Future trends shaping construction cloud ERP deployment
The next phase of construction ERP modernization will be shaped less by basic cloud adoption and more by operational intelligence. AI-assisted ERP will increasingly support anomaly detection, forecasting, document classification, and workflow recommendations, but these capabilities depend on clean data, governed integrations, and secure identity models. Workflow automation will continue to reduce approval latency and manual reconciliation, especially across procurement, payables, and project controls.
At the platform level, buyers will place more emphasis on portability, observability, and resilience. That will increase scrutiny of vendor lock-in, data extraction rights, and deployment flexibility. Enterprises will also ask harder questions about whether their ERP architecture can support business intelligence and ecosystem integration without creating a permanent custom code burden. As a result, deployment decisions will increasingly be judged by strategic adaptability, not only by initial implementation speed.
Executive Conclusion
Construction cloud ERP deployment is ultimately a control design decision disguised as a hosting decision. Multi-tenant SaaS is often the strongest fit for organizations seeking speed, standardization, and broad mobile access with lower infrastructure burden. Dedicated and private cloud models are better suited to enterprises that need stronger isolation, deeper extensibility, or more deliberate governance over releases and integrations. Hybrid cloud can be effective during modernization, but only when treated as a managed transition rather than an indefinite compromise.

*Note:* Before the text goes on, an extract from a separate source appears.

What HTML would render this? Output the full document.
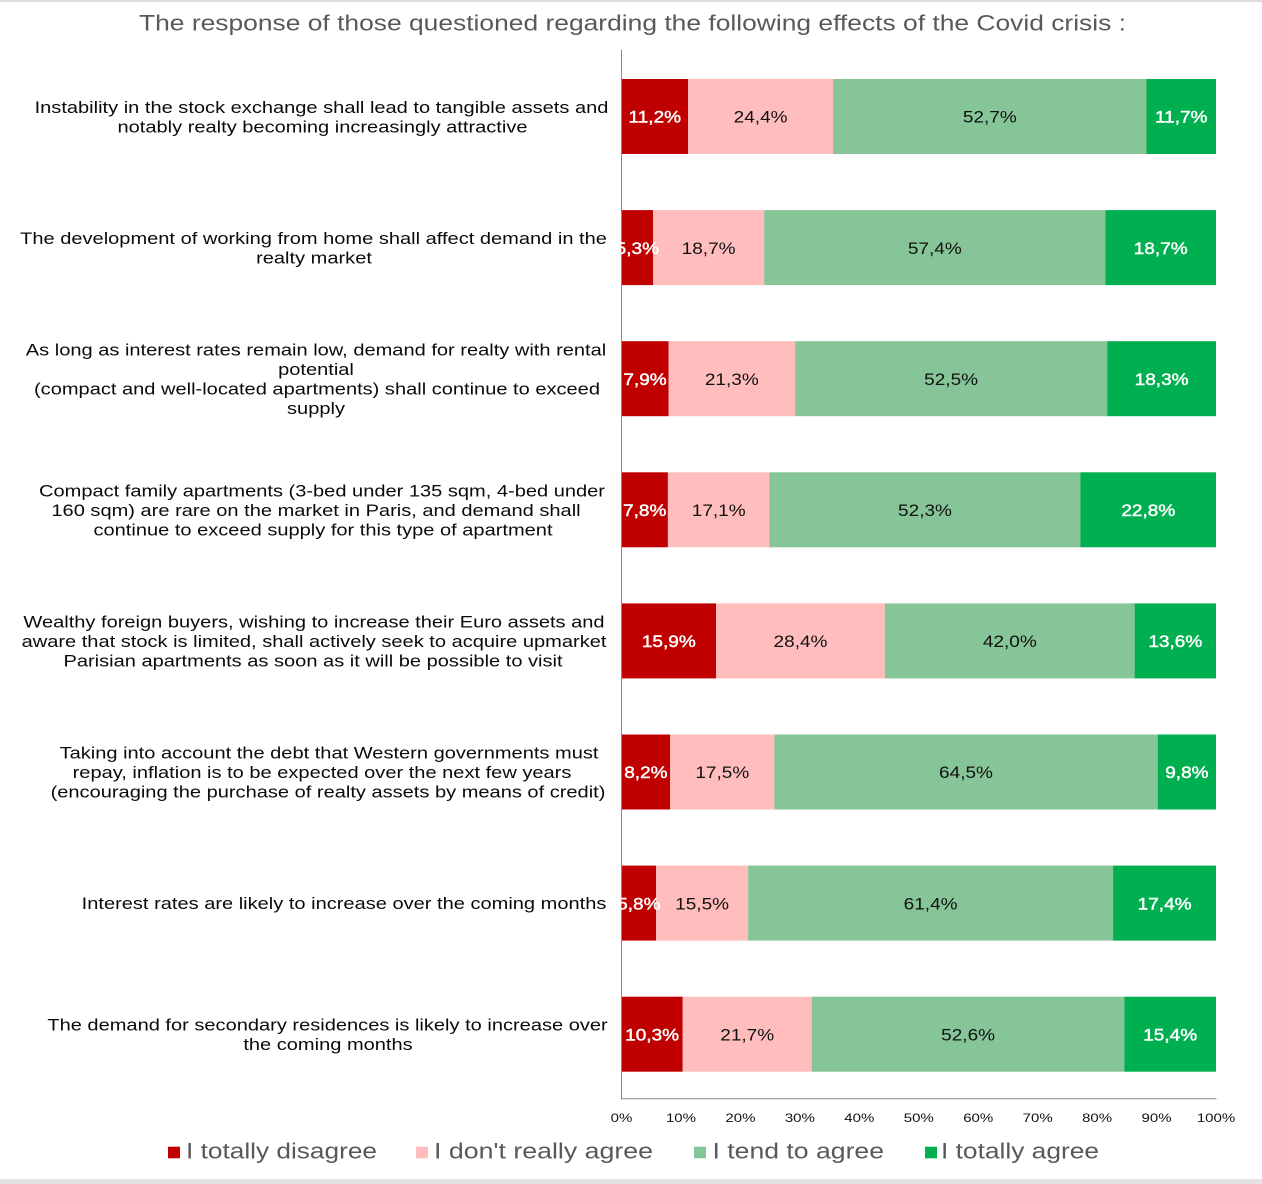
<!DOCTYPE html>
<html>
<head>
<meta charset="utf-8">
<style>
  html, body { margin: 0; padding: 0; background: #ffffff; }
  body { width: 1262px; height: 1184px; overflow: hidden; }
  svg { display: block; }
  .cat { font-family: "Liberation Sans", Arial, sans-serif; font-size: 16.3px; fill: #0a0a0a; }
  .dl { font-family: "Liberation Sans", Arial, sans-serif; font-size: 17px; }
  .w { fill: #ffffff; stroke: #ffffff; stroke-width: 0.45px; }
  .b { fill: #111111; }
  .tick { font-family: "Liberation Sans", Arial, sans-serif; font-size: 12px; fill: #111; }
  .title { font-family: "Liberation Sans", Arial, sans-serif; font-size: 22px; fill: #595959; }
  .leg { font-family: "Liberation Sans", Arial, sans-serif; font-size: 22.5px; fill: #595959; }
</style>
</head>
<body>
<svg width="1262" height="1184" viewBox="0 0 1262 1184" xmlns="http://www.w3.org/2000/svg">
  <rect x="0" y="0" width="1262" height="1184" fill="#ffffff"/>
  <rect x="0" y="0" width="1262" height="2" fill="#dcdcdc"/>
  <rect x="0" y="1179" width="1262" height="5" fill="#e3e3e3"/>

  <!-- Title -->
  <text class="title" x="139" y="30.7" textLength="987" lengthAdjust="spacingAndGlyphs">The response of those questioned regarding the following effects of the Covid crisis :</text>

  <!-- Bars -->
  <rect x="621.5" y="79" width="66.6" height="75" fill="#C00000"/>
  <rect x="688.1" y="79" width="145.1" height="75" fill="#FFBDBD"/>
  <rect x="833.1" y="79" width="313.3" height="75" fill="#86C597"/>
  <rect x="1146.4" y="79" width="69.6" height="75" fill="#00B050"/>

  <rect x="621.5" y="210.1" width="31.5" height="75" fill="#C00000"/>
  <rect x="653.0" y="210.1" width="111.2" height="75" fill="#FFBDBD"/>
  <rect x="764.2" y="210.1" width="341.2" height="75" fill="#86C597"/>
  <rect x="1105.4" y="210.1" width="110.6" height="75" fill="#00B050"/>

  <rect x="621.5" y="341.2" width="47.0" height="75" fill="#C00000"/>
  <rect x="668.5" y="341.2" width="126.6" height="75" fill="#FFBDBD"/>
  <rect x="795.1" y="341.2" width="312.1" height="75" fill="#86C597"/>
  <rect x="1107.2" y="341.2" width="108.8" height="75" fill="#00B050"/>

  <rect x="621.5" y="472.3" width="46.4" height="75" fill="#C00000"/>
  <rect x="667.9" y="472.3" width="101.6" height="75" fill="#FFBDBD"/>
  <rect x="769.5" y="472.3" width="311.0" height="75" fill="#86C597"/>
  <rect x="1080.5" y="472.3" width="135.5" height="75" fill="#00B050"/>

  <rect x="621.5" y="603.4" width="94.5" height="75" fill="#C00000"/>
  <rect x="716.0" y="603.4" width="168.9" height="75" fill="#FFBDBD"/>
  <rect x="884.9" y="603.4" width="249.7" height="75" fill="#86C597"/>
  <rect x="1134.6" y="603.4" width="81.4" height="75" fill="#00B050"/>

  <rect x="621.5" y="734.5" width="48.7" height="75" fill="#C00000"/>
  <rect x="670.2" y="734.5" width="104.1" height="75" fill="#FFBDBD"/>
  <rect x="774.3" y="734.5" width="383.4" height="75" fill="#86C597"/>
  <rect x="1157.7" y="734.5" width="58.3" height="75" fill="#00B050"/>

  <rect x="621.5" y="865.6" width="34.5" height="75" fill="#C00000"/>
  <rect x="656.0" y="865.6" width="92.1" height="75" fill="#FFBDBD"/>
  <rect x="748.1" y="865.6" width="365.0" height="75" fill="#86C597"/>
  <rect x="1113.1" y="865.6" width="102.9" height="75" fill="#00B050"/>

  <rect x="621.5" y="996.7" width="61.2" height="75" fill="#C00000"/>
  <rect x="682.7" y="996.7" width="129.0" height="75" fill="#FFBDBD"/>
  <rect x="811.7" y="996.7" width="312.7" height="75" fill="#86C597"/>
  <rect x="1124.4" y="996.7" width="91.6" height="75" fill="#00B050"/>

  <!-- Axes -->
  <line x1="621.5" y1="49.5" x2="621.5" y2="1099" stroke="#898989" stroke-width="1"/>
  <line x1="621" y1="1098.7" x2="1216.5" y2="1098.7" stroke="#898989" stroke-width="1"/>

  <!-- Data labels -->
  <g class="dl" text-anchor="middle">
    <text class="w" transform="translate(654.8,122.7) scale(1.12,1)">11,2%</text>
    <text class="b" transform="translate(760.6,122.7) scale(1.12,1)">24,4%</text>
    <text class="b" transform="translate(989.8,122.7) scale(1.12,1)">52,7%</text>
    <text class="w" transform="translate(1181.2,122.7) scale(1.12,1)">11,7%</text>

    <text class="w" transform="translate(637.3,253.8) scale(1.12,1)">5,3%</text>
    <text class="b" transform="translate(708.6,253.8) scale(1.12,1)">18,7%</text>
    <text class="b" transform="translate(934.8,253.8) scale(1.12,1)">57,4%</text>
    <text class="w" transform="translate(1160.7,253.8) scale(1.12,1)">18,7%</text>

    <text class="w" transform="translate(645.0,384.9) scale(1.12,1)">7,9%</text>
    <text class="b" transform="translate(731.8,384.9) scale(1.12,1)">21,3%</text>
    <text class="b" transform="translate(951.1,384.9) scale(1.12,1)">52,5%</text>
    <text class="w" transform="translate(1161.6,384.9) scale(1.12,1)">18,3%</text>

    <text class="w" transform="translate(644.7,516.0) scale(1.12,1)">7,8%</text>
    <text class="b" transform="translate(718.7,516.0) scale(1.12,1)">17,1%</text>
    <text class="b" transform="translate(925.0,516.0) scale(1.12,1)">52,3%</text>
    <text class="w" transform="translate(1148.3,516.0) scale(1.12,1)">22,8%</text>

    <text class="w" transform="translate(668.8,647.1) scale(1.12,1)">15,9%</text>
    <text class="b" transform="translate(800.5,647.1) scale(1.12,1)">28,4%</text>
    <text class="b" transform="translate(1009.8,647.1) scale(1.12,1)">42,0%</text>
    <text class="w" transform="translate(1175.3,647.1) scale(1.12,1)">13,6%</text>

    <text class="w" transform="translate(645.9,778.2) scale(1.12,1)">8,2%</text>
    <text class="b" transform="translate(722.3,778.2) scale(1.12,1)">17,5%</text>
    <text class="b" transform="translate(966.0,778.2) scale(1.12,1)">64,5%</text>
    <text class="w" transform="translate(1186.9,778.2) scale(1.12,1)">9,8%</text>

    <text class="w" transform="translate(638.8,909.3) scale(1.12,1)">5,8%</text>
    <text class="b" transform="translate(702.1,909.3) scale(1.12,1)">15,5%</text>
    <text class="b" transform="translate(930.6,909.3) scale(1.12,1)">61,4%</text>
    <text class="w" transform="translate(1164.6,909.3) scale(1.12,1)">17,4%</text>

    <text class="w" transform="translate(652.1,1040.4) scale(1.12,1)">10,3%</text>
    <text class="b" transform="translate(747.2,1040.4) scale(1.12,1)">21,7%</text>
    <text class="b" transform="translate(968.1,1040.4) scale(1.12,1)">52,6%</text>
    <text class="w" transform="translate(1170.2,1040.4) scale(1.12,1)">15,4%</text>
  </g>

  <!-- Category labels -->
  <g class="cat" text-anchor="middle">
    <text transform="translate(321.5,112.75) scale(1.23,1)">Instability in the stock exchange shall lead to tangible assets and</text>
    <text transform="translate(322.5,132.25) scale(1.23,1)">notably realty becoming increasingly attractive</text>

    <text transform="translate(313.5,243.85) scale(1.23,1)">The development of working from home shall affect demand in the</text>
    <text transform="translate(314,263.35) scale(1.23,1)">realty market</text>

    <text transform="translate(316,355.45) scale(1.23,1)">As long as interest rates remain low, demand for realty with rental</text>
    <text transform="translate(316,374.95) scale(1.23,1)">potential</text>
    <text transform="translate(317,394.45) scale(1.23,1)">(compact and well-located apartments) shall continue to exceed</text>
    <text transform="translate(316,413.95) scale(1.23,1)">supply</text>

    <text transform="translate(322,496.3) scale(1.23,1)">Compact family apartments (3-bed under 135 sqm, 4-bed under</text>
    <text transform="translate(316,515.8) scale(1.23,1)">160 sqm) are rare on the market in Paris, and demand shall</text>
    <text transform="translate(323,535.3) scale(1.23,1)">continue to exceed supply for this type of apartment</text>

    <text transform="translate(314,627.4) scale(1.23,1)">Wealthy foreign buyers, wishing to increase their Euro assets and</text>
    <text transform="translate(314,646.9) scale(1.23,1)">aware that stock is limited, shall actively seek to acquire upmarket</text>
    <text transform="translate(313,666.4) scale(1.23,1)">Parisian apartments as soon as it will be possible to visit</text>

    <text transform="translate(329,758.5) scale(1.23,1)">Taking into account the debt that Western governments must</text>
    <text transform="translate(322,778) scale(1.23,1)">repay, inflation is to be expected over the next few years</text>
    <text transform="translate(328,797.5) scale(1.23,1)">(encouraging the purchase of realty assets by means of credit)</text>

    <text transform="translate(344,909.1) scale(1.23,1)">Interest rates are likely to increase over the coming months</text>

    <text transform="translate(327.5,1030.45) scale(1.23,1)">The demand for secondary residences is likely to increase over</text>
    <text transform="translate(328,1049.95) scale(1.23,1)">the coming months</text>
  </g>

  <!-- Tick labels -->
  <g class="tick" text-anchor="middle">
    <text transform="translate(621.5,1122) scale(1.25,1)">0%</text>
    <text transform="translate(680.95,1122) scale(1.25,1)">10%</text>
    <text transform="translate(740.4,1122) scale(1.25,1)">20%</text>
    <text transform="translate(799.85,1122) scale(1.25,1)">30%</text>
    <text transform="translate(859.3,1122) scale(1.25,1)">40%</text>
    <text transform="translate(918.75,1122) scale(1.25,1)">50%</text>
    <text transform="translate(978.2,1122) scale(1.25,1)">60%</text>
    <text transform="translate(1037.65,1122) scale(1.25,1)">70%</text>
    <text transform="translate(1097.1,1122) scale(1.25,1)">80%</text>
    <text transform="translate(1156.55,1122) scale(1.25,1)">90%</text>
    <text transform="translate(1216,1122) scale(1.25,1)">100%</text>
  </g>

  <!-- Legend -->
  <rect x="168" y="1146.7" width="12" height="11.6" fill="#C00000"/>
  <text class="leg" x="186" y="1158.3" textLength="191" lengthAdjust="spacingAndGlyphs">I totally disagree</text>
  <rect x="416" y="1146.7" width="12" height="11.6" fill="#FFBDBD"/>
  <text class="leg" x="434" y="1158.3" textLength="219" lengthAdjust="spacingAndGlyphs">I don't really agree</text>
  <rect x="694" y="1146.7" width="12" height="11.6" fill="#86C597"/>
  <text class="leg" x="712.5" y="1158.3" textLength="171.5" lengthAdjust="spacingAndGlyphs">I tend to agree</text>
  <rect x="925" y="1146.7" width="12" height="11.6" fill="#00B050"/>
  <text class="leg" x="941" y="1158.3" textLength="158" lengthAdjust="spacingAndGlyphs">I totally agree</text>
</svg>
</body>
</html>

Executives should avoid asking which model is best in general and instead ask which model best protects margin, supports field execution, reduces risk, and preserves strategic flexibility. The right answer depends on user economics, compliance posture, integration complexity, and operating maturity. Organizations that evaluate deployment through the lenses of TCO, ROI, resilience, and governance will make better long-term decisions than those that focus only on software features or short-term subscription cost.